The collaboration between Maker’s Mark and Anthony Courteille, founder of SAIN Boulangerie in Paris, is based precisely on this often overlooked proximity. Far from a classic promotional operation, it offers the opportunity to re-read a spirit through the raw materials that give it birth.
The loaf created for the occasion uses the three cereals that make up the Maker’s Mark bourbon recipe: corn, red winter wheat and malted barley. To this base is added a bourbon-enriched sourdough, designed to prolong the aromatic markers of the spirit in an everyday object.
The interest of this approach lies in its historical coherence.
In 1953, in Loretto, Kentucky, Bill Samuels Sr. decided to produce a bourbon different from those of his time. Where many recipes used rye to provide structure and spice, he chose red winter wheat. This change became one of the signatures of Maker’s Mark, renowned for its smoothness and balance. According to the company’s story, this research was based in particular on experiments carried out in bread form, to assess the taste behavior of cereals before they undergo fermentation and distillation.
The loaf imagined by Anthony Courteille thus acts as a form of translation. It does not seek to reproduce bourbon, but to go back upstream to the ingredients that make up its structure.







Maker’s Mark bourbon is distinguished by a number of technical choices rarely featured in collaborations of this kind: no rye, fermentation in cypress vats, double distillation in copper stills and aging in new burnt American oak barrels. Each batch is tasted until it reaches its equilibrium point, generally between six and seven years of ageing.

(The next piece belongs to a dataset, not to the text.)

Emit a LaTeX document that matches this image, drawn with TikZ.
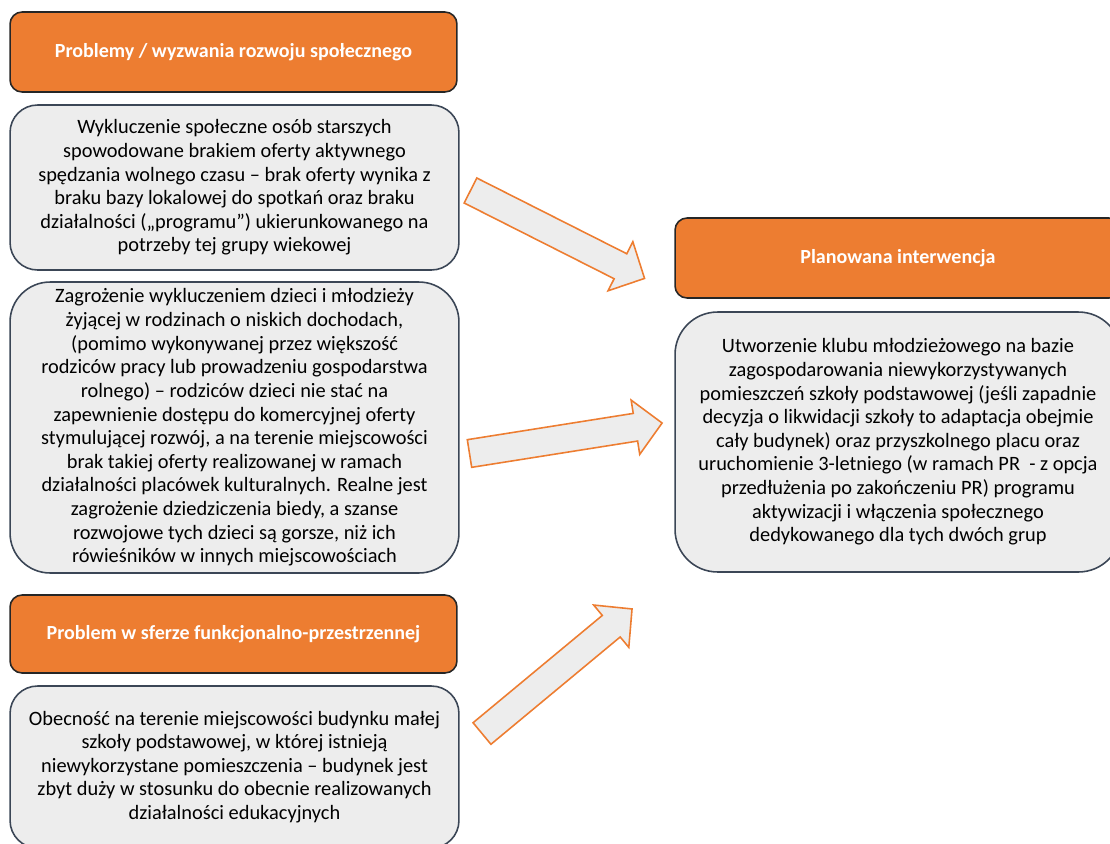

These elements find a natural echo in the SAIN philosophy. For several years now, Anthony Courteille has been advocating a bakery centered on natural sourdough, long fermentations and working with raw materials. In both cases, the logic is identical: accept time as an ingredient.
This rapprochement tells a broader story about the contemporary evolution of taste. The boundaries between gastronomy, baking and spirits are becoming more porous. The most interesting collaborations no longer seek to juxtapose two logos, but to identify a common ground of know-how.
Here, the terrain is that of cereals.
Corn, wheat and barley are usually invisible in a glass of bourbon. Distillation transforms them to the point where their agricultural origins are forgotten. By reintroducing them in a sourdough loaf, Anthony Courteille makes perceptible what usually remains hidden.
At heart, this limited edition is less about whiskey than about transmission. It reminds us that, before being a bottle sealed in red wax, bourbon is first and foremost a story of grains, fermentation and repeated gestures. The same elements that, for centuries, have also underpinned the art of bread-making.